> [DO THIS]:
Begin with the first line below and retype each line exactly through the line containing "return 1 - y / H". Any pictures are to be left out.

> [MATERIAL]:

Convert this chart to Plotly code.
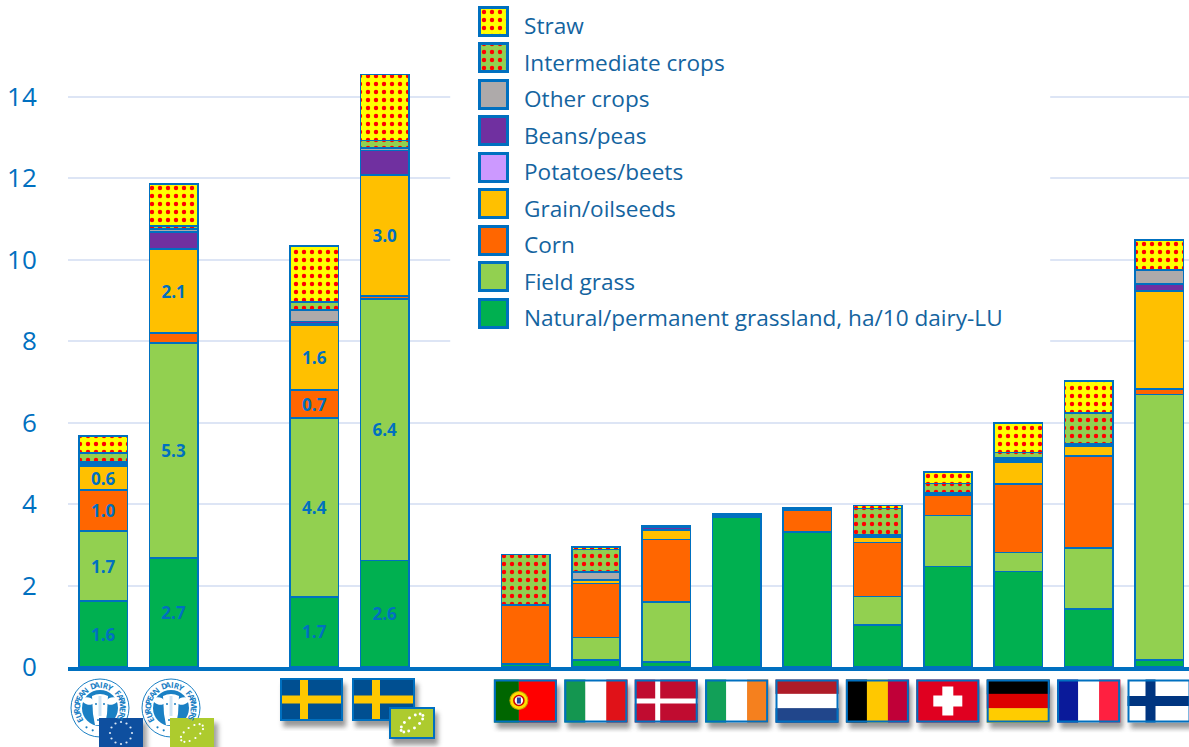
import base64, math
import plotly.graph_objects as go

W, H = 1189, 747

categories = ["EDF average", "EDF organic", " ", "Sweden", "Sweden organic", "  ",
              "Portugal", "Italy", "Denmark", "Ireland", "Netherlands", "Belgium",
              "Switzerland", "Germany", "France", "Finland"]

natural = [1.62, 2.68, None, 1.72, 2.62, None, 0.07, 0.17, 0.12, 3.68, 3.32, 1.03, 2.47, 2.35, 1.42, 0.17]
field_grass = [1.72, 5.28, None, 4.39, 6.42, None, None, 0.55, 1.48, None, None, 0.70, 1.25, 0.46, 1.50, 6.52]
corn = [1.00, 0.24, None, 0.69, 0.07, None, 1.45, 1.33, 1.53, 0.04, 0.54, 1.33, 0.50, 1.68, 2.26, 0.14]
grain = [0.58, 2.06, None, 1.60, 2.96, None, None, 0.08, 0.22, 0.01, 0.02, 0.12, 0.01, 0.55, 0.24, 2.40]
potatoes = [0.02, 0.02, None, 0.02, 0.02, None, None, None, 0.02, None, None, 0.01, None, 0.02, 0.01, None]
beans = [0.04, 0.40, None, 0.06, 0.59, None, None, 0.02, 0.06, 0.01, 0.02, 0.02, 0.03, 0.05, 0.03, 0.18]
other = [0.06, 0.08, None, 0.29, 0.07, None, None, 0.19, 0.03, 0.02, 0.02, 0.04, 0.03, 0.03, 0.02, 0.34]
intermediate = [0.22, 0.07, None, 0.19, 0.18, None, 1.24, 0.55, None, None, None, 0.64, 0.22, 0.13, 0.76, None]
straw = [0.42, 1.03, None, 1.38, 1.62, None, None, 0.06, None, None, None, 0.08, 0.28, 0.72, 0.78, 0.74]

labelled_bars = ["EDF average", "EDF organic", "Sweden", "Sweden organic"]

series_names = ["Natural/permanent grassland, ha/10 dairy-LU", "Field grass", "Corn", "Grain/oilseeds",
                "Potatoes/beets", "Beans/peas", "Other crops", "Intermediate crops", "Straw"]
series_values = [natural, field_grass, corn, grain, potatoes, beans, other, intermediate, straw]
series_colors = ["#00B050", "#92D050", "#FF6600", "#FFC000", "#CC99FF", "#7030A0", "#AEAAAA", "#92D050", "#FFFF00"]
series_dotted = [False, False, False, False, False, False, False, True, True]
series_labelled = [True, True, True, True, False, False, False, False, False]

yticks = [0, 2, 4, 6, 8, 10, 12, 14]

BLUE = "#0070C0"
LEG_TXT = "#14649F"
GRID = "#DDE5F5"

# pixel layout
X0, SLOT, XC0 = 68, 70.4, 103
Y0, UNIT = 667, 40.72


def px(x):
    return x / W


def py(y):
    return 1 - y / H


def marker(color, dotted, line_w=1.6):
    m = dict(color=color, line=dict(color=BLUE, width=line_w))
    if dotted:
        m["pattern"] = dict(shape=".", bgcolor=color, fgcolor="#FF0000", size=8, solidity=0.24, fillmode="replace")
    return m


fig = go.Figure()
for name, vals, col, dot, lab in zip(series_names, series_values, series_colors, series_dotted, series_labelled):
    text = [f"{v:.1f}" if lab and v is not None and v >= 0.5 and c in labelled_bars else ""
            for v, c in zip(vals, categories)]
    fig.add_trace(go.Bar(x=categories, y=vals, name=name, width=0.69, marker=marker(col, dot),
                         text=text, textposition="inside", insidetextanchor="middle", textangle=0,
                         constraintext="none", cliponaxis=False,
                         textfont=dict(family="Open Sans", size=17, color=BLUE, weight="bold"),
                         showlegend=False, hoverinfo="x+y+name"))

# legend swatches, straw at the top
annotations = []
for i, (name, col, dot) in enumerate(list(zip(series_names, series_colors, series_dotted))[::-1]):
    yc = 21 + 36.55 * i
    fig.add_trace(go.Bar(x=[493.5 + i * 0.01], y=[28], base=[H - yc - 14], width=[28], xaxis="x2", yaxis="y2",
                         marker=marker(col, dot, 3), showlegend=False, hoverinfo="skip"))
    annotations.append(dict(text=name, x=px(521.5), y=py(yc + 4.5), xref="paper", yref="paper", xanchor="left",
                            yanchor="middle", showarrow=False, align="left",
                            font=dict(family="Open Sans", size=22.6, color=LEG_TXT)))


def svg_uri(w, h, body):
    svg = (f'<svg xmlns="http://www.w3.org/2000/svg" width="{w}" height="{h}" viewBox="0 0 {w} {h}">'
           '<defs><filter id="s" x="-30%" y="-30%" width="160%" height="160%"><feGaussianBlur stdDeviation="2.6"/></filter></defs>'
           f'{body}</svg>')
    return "data:image/svg+xml;base64," + base64.b64encode(svg.encode()).decode()


def rect(x, y, w, h, c):
    return f'<rect x="{x}" y="{y}" width="{w}" height="{h}" fill="{c}"/>'


def vstripes(*c):
    w = 63 / len(c)
    return "".join(rect(i * w, 0, w + 0.3, 43, k) for i, k in enumerate(c))


def hstripes(*c):
    h = 43 / len(c)
    return "".join(rect(0, i * h, 63, h + 0.3, k) for i, k in enumerate(c))


def cross(bg, c, cw=8, cx=21):
    return rect(0, 0, 63, 43, bg) + rect(cx - cw / 2, 0, cw, 43, c) + rect(0, 21.5 - cw / 2, 63, cw, c)


flags = {
    "Sweden": cross("#004F91", "#FFC800", cw=8, cx=24),
    "Portugal": rect(0, 0, 25, 43, "#006600") + rect(25, 0, 38, 43, "#FF0000")
    + '<circle cx="25" cy="21" r="9" fill="#FFE000" stroke="#C8A000"/><circle cx="25" cy="21" r="5" fill="#fff" stroke="#D00000" stroke-width="1.6"/><rect x="23" y="18" width="4" height="6" fill="#2040A0"/>',
    "Italy": vstripes("#149650", "#FFFFFF", "#E01218"),
    "Denmark": cross("#C00C30", "#FFFFFF", cw=5, cx=23),
    "Ireland": vstripes("#12A058", "#FFFFFF", "#F5801E"),
    "Netherlands": hstripes("#AE1C28", "#FFFFFF", "#21468B"),
    "Belgium": vstripes("#000000", "#FFC800", "#C00038"),
    "Switzerland": rect(0, 0, 63, 43, "#E00020") + rect(26, 7, 11, 29, "#FFFFFF") + rect(17, 16, 29, 11, "#FFFFFF"),
    "Germany": hstripes("#000000", "#DD0000", "#FFCC00"),
    "France": vstripes("#0A1A9A", "#FFFFFF", "#FF2040"),
    "Finland": cross("#FFFFFF", "#003580", cw=10, cx=23),
}


def flag_image(body, left, top, w=63, h=43):
    pad = 10
    fw, fh = w + 2 * pad, h + 2 * pad
    sx, sy = w / 63, h / 43
    b = (f'<rect x="{pad + 3}" y="{pad + 6}" width="{w}" height="{h}" fill="#555" opacity="0.6" filter="url(#s)"/>'
         f'<g transform="translate({pad},{pad}) scale({sx},{sy})">{body}</g>'
         f'<rect x="{pad + 1}" y="{pad + 1}" width="{w - 2}" height="{h - 2}" fill="none" stroke="{BLUE}" stroke-width="2"/>')
    return dict(source=svg_uri(fw, fh, b), xref="paper", yref="paper", x=px(left - pad), y=py(top - pad),
                sizex=fw / W, sizey=fh / H, sizing="stretch", xanchor="left", yanchor="top", layer="above")


def organic_body():
    dots = ""
    for k in range(12):
        a = k / 12 * 2 * math.pi
        dots += f'<circle cx="{31.5 + 18 * math.cos(a) * math.cos(0.6) + 6 * math.sin(a) * math.sin(0.6):.1f}" cy="{21.5 - 18 * math.cos(a) * math.sin(0.6) + 8 * math.sin(a) * math.cos(0.6):.1f}" r="2" fill="#fff"/>'
    return rect(0, 0, 63, 43, "#ADCB2E") + dots


def small_label(left, top, color, star_color, rx, ry, tilt):
    stars = ""
    for k in range(12):
        a = k / 12 * 2 * math.pi
        stars += (f'<circle cx="{22 + rx * math.cos(a) * math.cos(tilt) + ry * math.sin(a) * math.sin(tilt):.1f}" '
                  f'cy="{15 - rx * math.cos(a) * math.sin(tilt) + ry * math.sin(a) * math.cos(tilt):.1f}" r="1.1" fill="{star_color}"/>')
    b = (f'<rect x="4" y="5" width="44" height="30" fill="#555" opacity="0.55" filter="url(#s)"/>'
         + rect(0, 0, 44, 30, color) + stars)
    return dict(source=svg_uri(54, 40, b), xref="paper", yref="paper", x=px(left), y=py(top), sizex=54 / W, sizey=40 / H,
                sizing="stretch", xanchor="left", yanchor="top", layer="above")


def logo_image(cx, cy):
    c = "#1A80C4"
    r = 30
    stars = "".join(f'<circle cx="{r + 23.5 * math.sin(math.radians(a)):.1f}" cy="{r - 23.5 * math.cos(math.radians(a)):.1f}" r="1.1" fill="{c}"/>'
                    for a in (145, 162, 180, 198, 215))
    b = (f'<circle cx="{r}" cy="{r}" r="29" fill="#fff" stroke="{c}" stroke-width="1"/>'
         f'<circle cx="{r}" cy="{r}" r="18" fill="{c}"/>'
         f'<ellipse cx="{r - 12}" cy="{r - 7}" rx="6" ry="3.5" fill="#fff" transform="rotate(15 {r - 12} {r - 7})"/>'
         f'<ellipse cx="{r + 12}" cy="{r - 7}" rx="6" ry="3.5" fill="#fff" transform="rotate(-15 {r + 12} {r - 7})"/>'
         f'<path d="M{r - 8} {r - 12} Q{r} {r - 16} {r + 8} {r - 12} L{r + 7} {r + 6} L{r + 5} {r + 17} L{r - 5} {r + 17} L{r - 7} {r + 6} Z" fill="#fff"/>'
         f'<path d="M{r - 5} {r - 4} L{r - 3} {r - 4} M{r + 3} {r - 4} L{r + 5} {r - 4} M{r - 3} {r + 12} L{r + 3} {r + 12}" stroke="{c}" stroke-width="1.6"/>'
         f'<path d="M{r} {r - 12} L{r} {r + 8}" stroke="#CFE4F4" stroke-width="3"/>'
         f'{stars}')
    return dict(source=svg_uri(2 * r, 2 * r, b), xref="paper", yref="paper", x=px(cx - r), y=py(cy - r), sizex=2 * r / W,
                sizey=2 * r / H, sizing="stretch", xanchor="left", yanchor="top", layer="above")


images = []
logo_text = "EUROPEAN DAIRY FARMERS"
for cx in (100, 171):
    images.append(logo_image(cx, 708))
    for k, ch in enumerate(logo_text):
        if ch == " ":
            continue
        a = -120 + k * 238 / (len(logo_text) - 1)
        annotations.append(dict(text=ch, showarrow=False, xref="paper", yref="paper",
                                x=px(cx + 23.5 * math.sin(math.radians(a))), y=py(708 - 23.5 * math.cos(math.radians(a))),
                                textangle=a, xanchor="center", yanchor="middle",
                                font=dict(family="Open Sans", size=8, color="#1A80C4", weight="bold")))
images.append(small_label(99, 718, "#0E4F9F", "#DCE8F5", 11, 11, 0))
images.append(small_label(170, 718, "#ADCB2E", "#FFFFFF", 13, 6, 0.6))
images.append(flag_image(flags["Sweden"], 280, 678))
images.append(flag_image(flags["Sweden"], 352, 678))
images.append(flag_image(organic_body(), 389, 707, 46, 32))
for name, body in flags.items():
    if name == "Sweden":
        continue
    i = categories.index(name)
    images.append(flag_image(body, XC0 + SLOT * i - 31.5, 679.5))

fig.update_layout(
    width=W, height=H, margin=dict(l=0, r=0, t=0, b=0, autoexpand=False), paper_bgcolor="white",
    plot_bgcolor="rgba(0,0,0,0)",
    barmode="stack", showlegend=False, annotations=annotations, images=images,
    xaxis=dict(domain=[X0 / W, 1], type="category", categoryorder="array", categoryarray=categories,
               range=[-0.5, (W - X0) / SLOT - 0.5], showticklabels=False, ticks="", showgrid=False, zeroline=False,
               showline=True, linecolor=BLUE, linewidth=4),
    yaxis=dict(domain=[(H - Y0) / H, 1], range=[0, Y0 / UNIT], tickmode="array", tickvals=yticks,
               tickfont=dict(family="Open Sans", size=26, color=BLUE), ticks="outside", ticklen=25,
               tickcolor="rgba(0,0,0,0)", gridcolor=GRID, gridwidth=1.5, zeroline=False, showline=False),
    xaxis2=dict(domain=[0, 1], range=[0, W], visible=False, anchor="y2"),
    yaxis2=dict(domain=[0, 1], range=[0, H], visible=False, anchor="x2"),
    # white panel behind the legend, hides the gridlines there
    shapes=[dict(type="rect", xref="x", yref="y", x0=(450 - XC0) / SLOT, x1=(1050 - XC0) / SLOT,
                 y0=(Y0 - 352) / UNIT, y1=Y0 / UNIT, fillcolor="white", line=dict(width=0), layer="between")],
)

fig.write_html("out.html", config=dict(displayModeBar=False), post_script="document.body.style.margin='0';")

> [EXERCISE ANSWER]:
Convert this chart to Plotly code.
import base64, math
import plotly.graph_objects as go

W, H = 1189, 747

categories = ["EDF average", "EDF organic", " ", "Sweden", "Sweden organic", "  ",
              "Portugal", "Italy", "Denmark", "Ireland", "Netherlands", "Belgium",
              "Switzerland", "Germany", "France", "Finland"]

natural = [1.62, 2.68, None, 1.72, 2.62, None, 0.07, 0.17, 0.12, 3.68, 3.32, 1.03, 2.47, 2.35, 1.42, 0.17]
field_grass = [1.72, 5.28, None, 4.39, 6.42, None, None, 0.55, 1.48, None, None, 0.70, 1.25, 0.46, 1.50, 6.52]
corn = [1.00, 0.24, None, 0.69, 0.07, None, 1.45, 1.33, 1.53, 0.04, 0.54, 1.33, 0.50, 1.68, 2.26, 0.14]
grain = [0.58, 2.06, None, 1.60, 2.96, None, None, 0.08, 0.22, 0.01, 0.02, 0.12, 0.01, 0.55, 0.24, 2.40]
potatoes = [0.02, 0.02, None, 0.02, 0.02, None, None, None, 0.02, None, None, 0.01, None, 0.02, 0.01, None]
beans = [0.04, 0.40, None, 0.06, 0.59, None, None, 0.02, 0.06, 0.01, 0.02, 0.02, 0.03, 0.05, 0.03, 0.18]
other = [0.06, 0.08, None, 0.29, 0.07, None, None, 0.19, 0.03, 0.02, 0.02, 0.04, 0.03, 0.03, 0.02, 0.34]
intermediate = [0.22, 0.07, None, 0.19, 0.18, None, 1.24, 0.55, None, None, None, 0.64, 0.22, 0.13, 0.76, None]
straw = [0.42, 1.03, None, 1.38, 1.62, None, None, 0.06, None, None, None, 0.08, 0.28, 0.72, 0.78, 0.74]

labelled_bars = ["EDF average", "EDF organic", "Sweden", "Sweden organic"]

series_names = ["Natural/permanent grassland, ha/10 dairy-LU", "Field grass", "Corn", "Grain/oilseeds",
                "Potatoes/beets", "Beans/peas", "Other crops", "Intermediate crops", "Straw"]
series_values = [natural, field_grass, corn, grain, potatoes, beans, other, intermediate, straw]
series_colors = ["#00B050", "#92D050", "#FF6600", "#FFC000", "#CC99FF", "#7030A0", "#AEAAAA", "#92D050", "#FFFF00"]
series_dotted = [False, False, False, False, False, False, False, True, True]
series_labelled = [True, True, True, True, False, False, False, False, False]

yticks = [0, 2, 4, 6, 8, 10, 12, 14]

BLUE = "#0070C0"
LEG_TXT = "#14649F"
GRID = "#DDE5F5"

# pixel layout
X0, SLOT, XC0 = 68, 70.4, 103
Y0, UNIT = 667, 40.72


def px(x):
    return x / W


def py(y):
    return 1 - y / H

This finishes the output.